A lot of the Statistics Canada surveys are health-related - a boon for Northern Health analysts.
"It just strengthens our ability to understand the environment in which we work in the north. It brings the population data, particularly," says Fraser Bell, the health authority's vice president of planning, quality and information management.
"You can get aggregates of data publicly but to have the access through the research partnerships that we're involved into this kind of information... will be a real advancement."
A strong local university in the north is good for the north, says Bell, praising its leadership and work to involve Northern Health as well as the Northern Medical Program and other local partners over the last two years.
"With these partnerships it's so heartening to see a vision realized," Bell says. "Especially in the north research is done collaboratively. It very seldom is done by researchers in isolation."
Hardy estimates about six UNBC professors have used a data centre before, but knows of several in line already for the resource. Once the computers are set up only those who are trained, have approved projects and have sworn an oath of secrecy, will be allowed to punch in the pass code locking everyone else out. It can't be used by the police or for commercial purposes. The room also blocks wifi signals and the system connects only to Statistics Canada servers.
"It's a very unique process. We don't encounter anything like this in our research," says Hardy.
Any notes taken in those rooms must stay and academics leave only with the final product, an output that is reviewed by a Statistics Canada analyst to ensure no confidential information leaves the room.
The Canadian Research Data Centre Network was established in 2000, when the first centre opened at McMaster University. In September, the federal government announced $14.5 million in renewed funding for the network, which includes more than 1,600 researchers.

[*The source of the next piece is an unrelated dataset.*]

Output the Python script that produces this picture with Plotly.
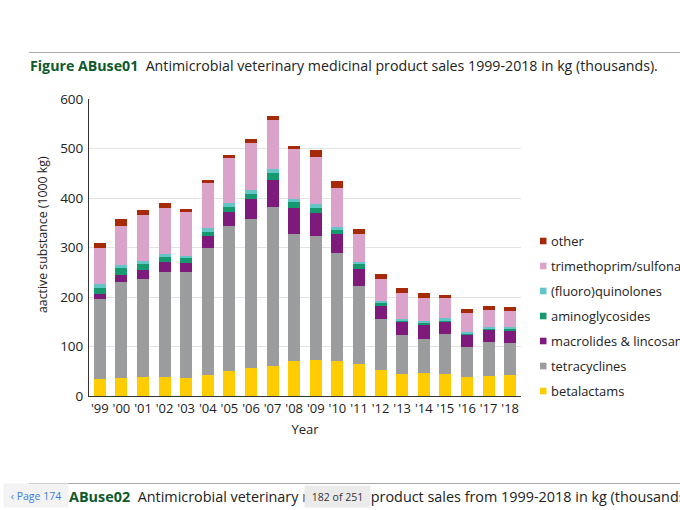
import plotly.graph_objects as go

# ---- data (1000 kg active substance) ----
years = ["'99", "'00", "'01", "'02", "'03", "'04", "'05", "'06", "'07", "'08",
         "'09", "'10", "'11", "'12", "'13", "'14", "'15", "'16", "'17", "'18"]
betalactams = [34, 36, 38, 38, 36, 42, 51, 57, 61, 70, 73, 71, 65, 53, 44, 47, 44, 38, 41, 42]
tetracyclines = [162, 194, 199, 213, 215, 257, 292, 300, 321, 257, 251, 218, 158, 102, 79, 69, 82, 61, 68, 65]
macrolides = [10, 15, 17, 19, 18, 24, 28, 42, 55, 53, 46, 38, 34, 26, 27, 29, 24, 25, 26, 26]
aminoglycosides = [13, 13, 13, 11, 9, 9, 11, 10, 13, 11, 10, 9, 9, 7, 3, 3, 3, 3, 2, 3]
fluoroquinolones = [8, 7, 5, 5, 5, 7, 7, 8, 9, 7, 8, 6, 5, 3, 3, 3, 4, 3, 3, 3]
trimethoprim = [71, 79, 93, 93, 88, 92, 92, 94, 98, 100, 94, 78, 57, 46, 53, 48, 40, 38, 33, 33]
other = [12, 13, 11, 11, 7, 6, 6, 8, 9, 7, 14, 14, 10, 10, 9, 9, 8, 7, 8, 8]

series_names = ["betalactams", "tetracyclines", "macrolides & lincosamides", "aminoglycosides",
                "(fluoro)quinolones", "trimethoprim/sulfonamides", "other"]
series_values = [betalactams, tetracyclines, macrolides, aminoglycosides,
                 fluoroquinolones, trimethoprim, other]
series_colors = ["#FFCC00", "#9B9C9D", "#7E1A7C", "#16996F", "#63C6C6", "#DBA3C9", "#A62A08"]

FONT = "Open Sans"
W, H = 680, 510
L, R, T, B = 89, 159, 99, 114
PW, PH = W - L - R, H - T - B


def px(x):
    return (x - L) / PW


def py(y):
    return (H - B - y) / PH


fig = go.Figure()
for name, vals, col in zip(series_names, series_values, series_colors):
    fig.add_trace(go.Bar(x=years, y=vals, name=name, marker=dict(color=col, line=dict(width=0)),
                         showlegend=False))

annotations = []
shapes = []

# manual legend (top item = last series)
for i, (name, col) in enumerate(zip(reversed(series_names), reversed(series_colors))):
    yc = 241 + i * 25
    shapes.append(dict(type="rect", xref="paper", yref="paper",
                       x0=px(540), x1=px(546.5), y0=py(yc + 3.3), y1=py(yc - 3.3),
                       fillcolor=col, line=dict(width=0)))
    annotations.append(dict(text=name, xref="paper", yref="paper", x=px(549), y=py(yc),
                            xanchor="left", yanchor="middle", showarrow=False,
                            font=dict(family=FONT, size=12.9, color="#222222")))

# y axis title
annotations.append(dict(text="aactive substance (1000 kg)", xref="paper", yref="paper",
                        x=px(42), y=py(235), textangle=-90, xanchor="center", yanchor="middle",
                        showarrow=False, font=dict(family=FONT, size=12.3, color="#222222")))

# page title
annotations.append(dict(
    text="<b><span style='color:#0E5A2C'>Figure ABuse01</span></b>  Antimicrobial veterinary medicinal product sales 1999-2018 in kg (thousands).",
    xref="paper", yref="paper", x=px(28), y=py(66), xanchor="left", yanchor="middle",
    showarrow=False, font=dict(family=FONT, size=14.2, color="#222222")))

# next page caption (bottom)
annotations.append(dict(
    text="<b><span style='color:#0E5A2C'>ABuse02</span></b>  Antimicrobial veterinary medicinal product sales from 1999-2018 in kg (thousands).",
    xref="paper", yref="paper", x=px(67), y=py(496.5), xanchor="left", yanchor="middle",
    showarrow=False, font=dict(family=FONT, size=14.4, color="#222222")))

# viewer overlays
annotations.append(dict(text="‹ Page 174", xref="paper", yref="paper", x=px(36), y=py(495),
                        xanchor="center", yanchor="middle", showarrow=False, width=62, height=21,
                        bgcolor="#F3F3F3", font=dict(family=FONT, size=10.5, color="#3A7BE0")))
annotations.append(dict(text="182 of 251", xref="paper", yref="paper", x=px(337), y=py(497),
                        xanchor="center", yanchor="middle", showarrow=False, width=63, height=19,
                        bgcolor="#EBEBEB", font=dict(family=FONT, size=10.5, color="#333333")))

# separator lines
shapes.append(dict(type="line", xref="paper", yref="paper", x0=px(29), x1=px(680),
                   y0=py(52.5), y1=py(52.5), line=dict(color="#A8A8A8", width=1)))
shapes.append(dict(type="line", xref="paper", yref="paper", x0=px(29), x1=px(680),
                   y0=py(483.5), y1=py(483.5), line=dict(color="#A8A8A8", width=1)))

fig.update_layout(
    width=W, height=H,
    margin=dict(l=L, r=R, t=T, b=B, autoexpand=False),
    barmode="stack", bargap=0.44,
    plot_bgcolor="white", paper_bgcolor="white",
    font=dict(family=FONT, size=13, color="#222222"),
    annotations=annotations, shapes=shapes,
    showlegend=False,
    xaxis=dict(showline=True, linecolor="#333333", linewidth=1, ticks="", showgrid=False,
               tickfont=dict(family=FONT, size=13, color="#222222"),
               title=dict(text="Year", standoff=9, font=dict(family=FONT, size=13, color="#222222")),
               automargin=False),
    yaxis=dict(range=[0, 600], dtick=100, showline=True, linecolor="#333333", linewidth=1,
               ticks="outside", ticklen=2, tickcolor="rgba(0,0,0,0)",
               showgrid=True, gridcolor="#E3E3E3", gridwidth=1, zeroline=False,
               tickfont=dict(family=FONT, size=13.5, color="#222222"), automargin=False),
)

fig.write_html("out.html", config={"displayModeBar": False},
               post_script="document.body.style.margin='0';")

"We are a pan-Canadian organization producing world-class research," says Joe Difrancesco, the networks operations manager.
"The research coming out of the universities is fundamental to impacting public policy to better the lives of Canadians from coast to coast."
The City of Prince George's manager of social development says the data centre will help its efforts around health and well-being for children and families and a collective impact approach to achieve large-scale social change.
"One of the elements of collective impact is good baseline data and ongoing tracking of data so you can know if you've made progress towards the achievement of your vision," says Chris Bone.
She's particularly interested in food security and to see if they can access neighbourhood-specific rates of poverty.
While the city can get high level data from public Statistic Canada files, she sees a couple issues with how it works.
"Sometimes it's such an aggregate number it's not actually valuable when you're trying to target a desired outcome," she said and "often it doesn't relate to neighbourhood or things we need."
It also creates more opportunity for the city to strengthen its relationship with UNBC, she said, and work with researchers that understand the Prince George context.
That's exactly it, says Hardy.
"We need more research about what's going on in northern B.C. We don't know enough about what's actually going on in the ground," she says, and while there are some gaps when it comes to rural and remote communities more research about the north by the north is good for the region.
"That's what the whole idea is: to increase the number of researchers... increase the quality of research and volume."